_What you need to do_. Go through the data and copy every line exactly, but not the images.

_Data excerpt_.
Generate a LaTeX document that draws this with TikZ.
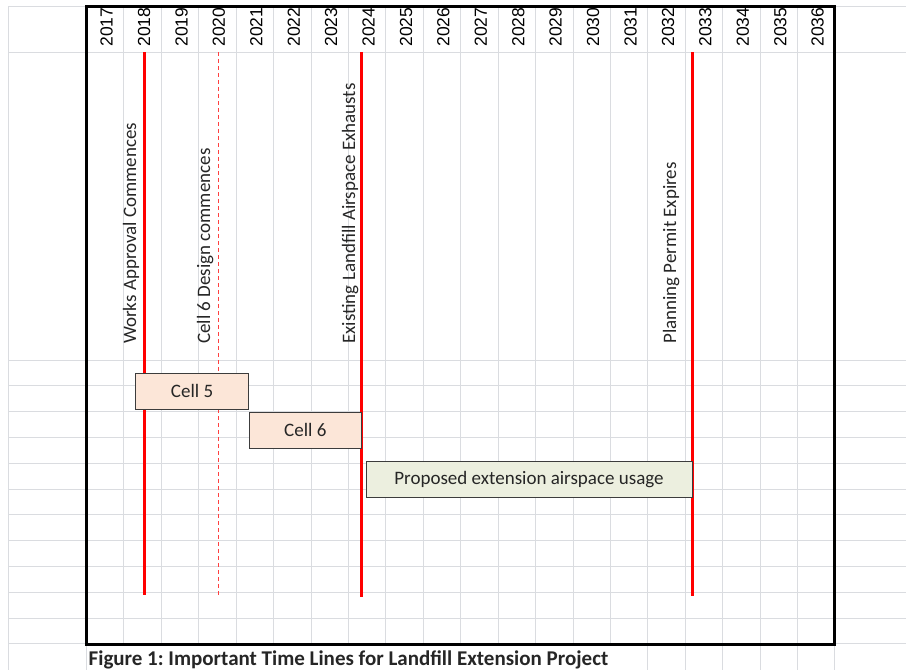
\documentclass[tikz,border=0pt]{standalone}
\usepackage{fontspec}
\setmainfont{Carlito}
\newfontfamily\yearfont{Liberation Sans}
\usetikzlibrary{positioning}
\frenchspacing

\definecolor{gridgray}{RGB}{218,220,224}
\definecolor{cellfill}{RGB}{252,230,216}
\definecolor{extfill}{RGB}{236,239,223}
\definecolor{boxedge}{RGB}{60,60,60}
\definecolor{txt}{RGB}{38,38,38}

\begin{document}
\begin{tikzpicture}[x=1pt,y=-1pt,
   gridline/.style={draw=gridgray,line width=0.9pt},
   yearlbl/.style={rotate=90,anchor=base west,inner sep=0pt,
      font=\yearfont\fontsize{17.5}{17.5}\selectfont},
   eventlbl/.style={rotate=90,anchor=base west,inner sep=0pt,text=txt,
      font=\fontsize{19}{19}\selectfont},
   milestone/.style={red,line width=3pt},
   softmilestone/.style={red!75,line width=1.2pt,dash pattern=on 4pt off 3pt},
   bar/.style={draw=boxedge,line width=0.8pt,fill=#1,inner sep=0pt,anchor=north west,
      minimum height=36.3pt,text=txt,font=\fontsize{19}{19}\selectfont},
   bar/.default=cellfill,
   node distance=0pt]

 \useasboundingbox (0,0) rectangle (906,670);

 %sheet grid
 \draw[gridline] (8,6) -- (906,6) (8,52) -- (906,52);
 \foreach \r in {0,...,11}
   \draw[gridline] (8,360+25.8*\r) -- (906,360+25.8*\r);
 \draw[gridline] (8,6) -- (8,670);
 \foreach \c in {0,...,20}
   \draw[gridline] (86.5+37.42*\c,6) -- (86.5+37.42*\c,644);
 \foreach \c in {0,15,16,17,18,19,20}
   \draw[gridline] (86.5+37.42*\c,644) -- (86.5+37.42*\c,670);

 %years along the top
 \foreach \yr [count=\i from 0] in {2017,...,2036}
   \node[yearlbl] (y\yr) at (86.5+37.42*\i+26.2,46.7) {\yr};

 \draw[line width=3pt] (86.5,6) rectangle (834.5,644);

 %time lines
 \coordinate (wa-top) at (144.3,52);  \coordinate (wa-bot) at (144.3,595);
 \coordinate (cd-top) at (218.3,52);  \coordinate (cd-bot) at (218.3,596);
 \coordinate (ex-top) at (361.7,52);  \coordinate (ex-bot) at (361.7,597);
 \coordinate (pp-top) at (692.7,52);  \coordinate (pp-bot) at (692.7,596);

 \draw[milestone] (wa-top) -- (wa-bot);
 \draw[softmilestone] (cd-top) -- (cd-bot);
 \draw[milestone] (ex-top) -- (ex-bot);
 \draw[milestone] (pp-top) -- (pp-bot);

 \node[eventlbl] (works) at (136,344) {Works Approval Commences};
 \node[eventlbl] (design) at (210,344) {Cell 6 Design commences};
 \node[eventlbl] (exhaust) at (355,344) {Existing Landfill Airspace Exhausts};
 \node[eventlbl] (permit) at (676,344) {Planning Permit Expires};

 %bars
 \node[bar, minimum width=113.3pt] (cell5) at (135,372.7) {Cell 5};
 \node[bar, minimum width=111.7pt, below right=2pt and 0pt of cell5.south east] (cell6) {Cell 6};
 \node[bar=extfill, minimum width=326pt, minimum height=35.7pt,
       below right=12pt and 4pt of cell6.south east] (ext) {Proposed extension airspace usage};

 \node[anchor=base west,inner sep=0pt,text=txt,font=\bfseries\fontsize{21}{21}\selectfont]
   (caption) at (88.5,665.5) {Figure 1: Important Time Lines for Landfill Extension Project};

\end{tikzpicture}
\end{document}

_Output of the task_.
Generate a LaTeX document that draws this with TikZ.
\documentclass[tikz,border=0pt]{standalone}
\usepackage{fontspec}
\setmainfont{Carlito}
\newfontfamily\yearfont{Liberation Sans}
\usetikzlibrary{positioning}
\frenchspacing

\definecolor{gridgray}{RGB}{218,220,224}
\definecolor{cellfill}{RGB}{252,230,216}
\definecolor{extfill}{RGB}{236,239,223}
\definecolor{boxedge}{RGB}{60,60,60}
\definecolor{txt}{RGB}{38,38,38}

\begin{document}
\begin{tikzpicture}[x=1pt,y=-1pt,
   gridline/.style={draw=gridgray,line width=0.9pt},
   yearlbl/.style={rotate=90,anchor=base west,inner sep=0pt,
      font=\yearfont\fontsize{17.5}{17.5}\selectfont},
   eventlbl/.style={rotate=90,anchor=base west,inner sep=0pt,text=txt,
      font=\fontsize{19}{19}\selectfont},
   milestone/.style={red,line width=3pt},
   softmilestone/.style={red!75,line width=1.2pt,dash pattern=on 4pt off 3pt},
   bar/.style={draw=boxedge,line width=0.8pt,fill=#1,inner sep=0pt,anchor=north west,
      minimum height=36.3pt,text=txt,font=\fontsize{19}{19}\selectfont},
   bar/.default=cellfill,
   node distance=0pt]

 \useasboundingbox (0,0) rectangle (906,670);

 %sheet grid
 \draw[gridline] (8,6) -- (906,6) (8,52) -- (906,52);
 \foreach \r in {0,...,11}
   \draw[gridline] (8,360+25.8*\r) -- (906,360+25.8*\r);
 \draw[gridline] (8,6) -- (8,670);
 \foreach \c in {0,...,20}
   \draw[gridline] (86.5+37.42*\c,6) -- (86.5+37.42*\c,644);
 \foreach \c in {0,15,16,17,18,19,20}
   \draw[gridline] (86.5+37.42*\c,644) -- (86.5+37.42*\c,670);

 %years along the top
 \foreach \yr [count=\i from 0] in {2017,...,2036}
   \node[yearlbl] (y\yr) at (86.5+37.42*\i+26.2,46.7) {\yr};

 \draw[line width=3pt] (86.5,6) rectangle (834.5,644);

 %time lines
 \coordinate (wa-top) at (144.3,52);  \coordinate (wa-bot) at (144.3,595);
 \coordinate (cd-top) at (218.3,52);  \coordinate (cd-bot) at (218.3,596);
 \coordinate (ex-top) at (361.7,52);  \coordinate (ex-bot) at (361.7,597);
 \coordinate (pp-top) at (692.7,52);  \coordinate (pp-bot) at (692.7,596);

 \draw[milestone] (wa-top) -- (wa-bot);
 \draw[softmilestone] (cd-top) -- (cd-bot);
 \draw[milestone] (ex-top) -- (ex-bot);
 \draw[milestone] (pp-top) -- (pp-bot);

 \node[eventlbl] (works) at (136,344) {Works Approval Commences};
 \node[eventlbl] (design) at (210,344) {Cell 6 Design commences};
 \node[eventlbl] (exhaust) at (355,344) {Existing Landfill Airspace Exhausts};
 \node[eventlbl] (permit) at (676,344) {Planning Permit Expires};

 %bars
 \node[bar, minimum width=113.3pt] (cell5) at (135,372.7) {Cell 5};
 \node[bar, minimum width=111.7pt, below right=2pt and 0pt of cell5.south east] (cell6) {Cell 6};
 \node[bar=extfill, minimum width=326pt, minimum height=35.7pt,
       below right=12pt and 4pt of cell6.south east] (ext) {Proposed extension airspace usage};

 \node[anchor=base west,inner sep=0pt,text=txt,font=\bfseries\fontsize{21}{21}\selectfont]
   (caption) at (88.5,665.5) {Figure 1: Important Time Lines for Landfill Extension Project};

\end{tikzpicture}
\end{document}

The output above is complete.